Casino Royale did exceptionally well both with audiences and critics, earning nearly $600 Million worldwide and earning several BAFTA award nominations. How were they going to follow up on such a massive hit? Could they live up to their own success? Well, they tried. Two years after CR in 2008, Quantum of Solace was released. The title comes from an Ian Fleming short story but has almost nothing to do with it. This is the first film in the franchise to be a direct sequel and the first not to begin with stasis. The irony of course is that, while in the story this film follows on immediately from the last, as films they could not be more disparate. For evidence, look no further than the running times; Casino Royale is 144 minutes long, the longest film in the series, whereas its sequel Quantum of Solace is 108 minutes, the shortest film in the series. What makes for the drastically different lengths? Quantum of Solace decided to dispense with those pesky time fillers like character development and romance and instead jams it with one action set piece after another.
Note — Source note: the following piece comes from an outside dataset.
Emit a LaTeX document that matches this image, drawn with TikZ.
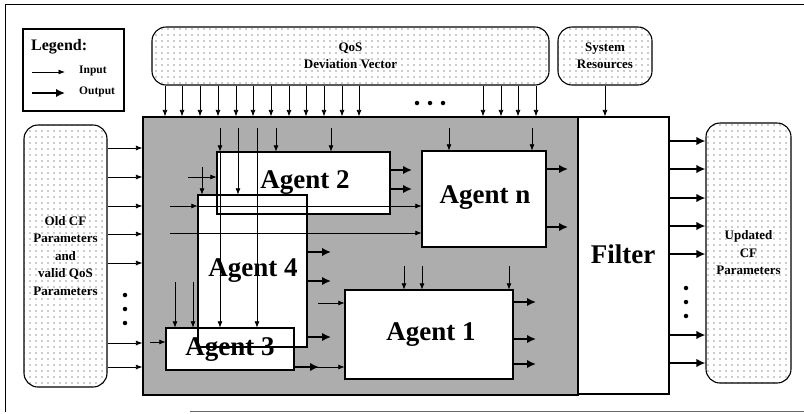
\documentclass[tikz,border=0pt]{standalone}
\usepackage{fontspec}
\setmainfont{Liberation Serif}
\usetikzlibrary{arrows.meta,patterns.meta}
\begin{document}
\begin{tikzpicture}[x=1pt,y=-1pt,
  inarr/.style={line width=0.8pt,-{Latex[length=6.5pt,width=5pt]}},
  outarr/.style={line width=2.6pt,-{Latex[length=9pt,width=8.5pt]}},
  dotbox/.style={draw,line width=1.1pt,rounded corners=14pt,pattern={Dots[radius=0.55pt,distance=6pt]},pattern color=black!85,inner sep=0,align=center,font=\bfseries\fontsize{13}{17.5}\selectfont},
  agentbox/.style={draw,line width=1.2pt,inner sep=0},
  agentfill/.style={fill=white,draw=none,inner sep=0},
  biglabel/.style={font=\bfseries\fontsize{27}{30}\selectfont,inner sep=0},
  smalllabel/.style={font=\bfseries\fontsize{11.5}{13}\selectfont,inner sep=0,anchor=west},
  dotmark/.style={circle,fill=black,inner sep=0,minimum size=4.5pt}
]
\useasboundingbox (0,0) rectangle (804,413);
\fill[white] (0,0) rectangle (804,413);
% frame
\draw[line width=0.8pt] (804,4) -- (5,4) -- (5,412);
\draw[line width=0.8pt,black!60] (190,411) -- (804,411);

% legend
\node[draw,line width=1.1pt,minimum width=101pt,minimum height=82pt,inner sep=0] (legend) at (73.5,70) {};
\node[anchor=west,font=\bfseries\fontsize{16}{18}\selectfont,inner sep=0] (legt) at (31,47) {Legend:};
\coordinate (li1) at (32,72); \coordinate (li2) at (65,72);
\draw[inarr] (li1) -- (li2);
\node[smalllabel] (lin) at (79,71) {Input};
\coordinate (lo1) at (32,93); \coordinate (lo2) at (65,93);
\draw[outarr] (lo1) -- (lo2);
\node[smalllabel] (lout) at (79,92) {Output};

% dotted boxes
\node[dotbox,minimum width=397pt,minimum height=58pt] (qos) at (350.5,56) {QoS\\Deviation Vector};
\node[dotbox,minimum width=94pt,minimum height=58pt] (sys) at (605,56) {System\\Resources};
\node[dotbox,minimum width=83pt,minimum height=262pt] (oldcf) at (65.5,256) {Old CF\\Parameters\\and\\valid QoS\\Parameters};
\node[dotbox,minimum width=85pt,minimum height=260pt] (updcf) at (748.5,253) {Updated\\CF\\Parameters};

% big shaded box and filter
\node[draw,line width=1.2pt,fill=black!32,minimum width=435pt,minimum height=278pt,inner sep=0] (bigbox) at (360.5,256) {};
\node[draw,line width=1.2pt,fill=white,minimum width=91pt,minimum height=277pt,inner sep=0] (filter) at (623.5,255.5) {};
\node[biglabel] (filtert) at (623,254) {Filter};

% agent fills
\node[agentfill,minimum width=173pt,minimum height=62pt] (a2f) at (303.5,183) {};
\node[agentfill,minimum width=109pt,minimum height=152pt] (a4f) at (252.5,271) {};
\node[agentfill,minimum width=128pt,minimum height=42pt] (a3f) at (230,349) {};
\node[agentfill,minimum width=124pt,minimum height=96pt] (anf) at (484,199) {};
\node[agentfill,minimum width=168pt,minimum height=89pt] (a1f) at (429,334.5) {};

% agent labels
\node[biglabel] (a2t) at (305,183) {Agent 2};
\node[biglabel] (a4t) at (253,271) {Agent 4};
\node[biglabel] (a3t) at (230,350) {Agent 3};
\node[biglabel] (ant) at (485,198) {Agent n};
\node[biglabel] (a1t) at (431,335) {Agent 1};

% QoS inputs
\foreach \x in {165,182,200,218,236,253,271,289,306,324,342,359,483,501,518,536}
  \draw[inarr] (\x,0 |- qos.south) -- (\x,0 |- bigbox.north);
\node[dotmark] (qd1) at (417,103) {};
\node[dotmark] (qd2) at (430,103) {};
\node[dotmark] (qd3) at (443,103) {};
\draw[inarr] (sys.south) -- (sys.south |- filter.north);

% old CF inputs
\foreach \y in {148,177,206,234,263,343,367}
  \draw[inarr] (oldcf.east |- 0,\y) -- (bigbox.west |- 0,\y);
\node[dotmark] (od1) at (125,295) {};
\node[dotmark] (od2) at (125,309) {};
\node[dotmark] (od3) at (125,323) {};

% filter outputs
\foreach \y in {141,169,198,226,254,335,363}
  \draw[outarr] (filter.east |- 0,\y) -- (updcf.west |- 0,\y);
\node[dotmark] (ud1) at (686,288) {};
\node[dotmark] (ud2) at (686,302) {};
\node[dotmark] (ud3) at (686,316) {};

% internal inputs from top
\draw[inarr] (220,128) -- (220,0 |- a2f.north);
\draw[inarr] (220,0 |- a2f.north) -- (220,0 |- a3f.north);
\draw[inarr] (238,128) -- (238,0 |- a4f.north);
\draw[inarr] (257,128) -- (257,0 |- a3f.north);
\draw[inarr] (276,128) -- (276,0 |- a2f.north);
\draw[inarr] (331,128) -- (331,0 |- a2f.north);
\draw[inarr] (449,128) -- (449,0 |- anf.north);
\draw[inarr] (532,128) -- (532,0 |- anf.north);
\foreach \x in {404,422,509}
  \draw[inarr] (\x,266) -- (\x,0 |- a1f.north);
\foreach \x in {175,193}
  \draw[inarr] (\x,282) -- (\x,0 |- a3f.north);
\draw[inarr] (188,177) -- (a2f.west |- 0,177);
\draw[inarr] (202,167) -- (202,0 |- a4f.north);
\draw[inarr] (170,206) -- (a4f.west |- 0,206);
\draw[inarr] (a4f.west |- 0,206) -- (anf.west |- 0,206);
\draw[inarr] (170,233) -- (anf.west |- 0,233);
\draw[inarr] (150,342) -- (a3f.west |- 0,342);
\draw[inarr] (318,303) -- (a1f.west |- 0,303);
\draw[inarr] (a3f.east |- 0,367) -- (a1f.west |- 0,367);
\draw[outarr] (a3f.east |- 0,367) -- (319,367);

% agent outputs
\foreach \y in {170,189} \draw[outarr] (a2f.east |- 0,\y) -- (412,\y);
\foreach \y in {252,281,337} \draw[outarr] (a4f.east |- 0,\y) -- (331,\y);
\foreach \y in {169,227} \draw[outarr] (anf.east |- 0,\y) -- (568,\y);
\foreach \y in {302,339,364} \draw[outarr] (a1f.east |- 0,\y) -- (536,\y);

% agent outlines
\node[agentbox,minimum width=173pt,minimum height=62pt] (a2) at (303.5,183) {};
\node[agentbox,minimum width=109pt,minimum height=152pt] (a4) at (252.5,271) {};
\node[agentbox,minimum width=128pt,minimum height=42pt] (a3) at (230,349) {};
\node[agentbox,minimum width=124pt,minimum height=96pt] (an) at (484,199) {};
\node[agentbox,minimum width=168pt,minimum height=89pt] (a1) at (429,334.5) {};
\end{tikzpicture}
\end{document}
Quantum was directed by Marc Forster the German-Swiss filmmaker of Monster’s Ball, Finding Neverland, and Stranger than Fiction. Not exactly the kind of films one would immediately associate with an action movie and I think he knew it. Forster seems keen to prove he can direct action as evidenced by the fact that in the movie’s first half hour, there are five different chases (car, foot, car, motorcycle, boat) and later on we get a sixth (in an airplane this time). He also uses a lot of CGI in both some of the action sequences and as a new form of table-top computing system. It’s not bad CGI, but it is very noticeable and sticks out. Very little time is spent on the story and truthfully it feels like all the interesting or important stuff in the movie were things they had to cut out of Casino Royale because of time. Essentially, the movie is about Bond finding the criminal organization, called Quantum, that was behind Vesper’s death and M being very suspicious that Bond is letting his rage cloud his judgment. While it’s cool to see Bond in revenge mode, the film lacks him doing Bond-like things, which had worked so well for Craig in pales in comparison to its predecessor.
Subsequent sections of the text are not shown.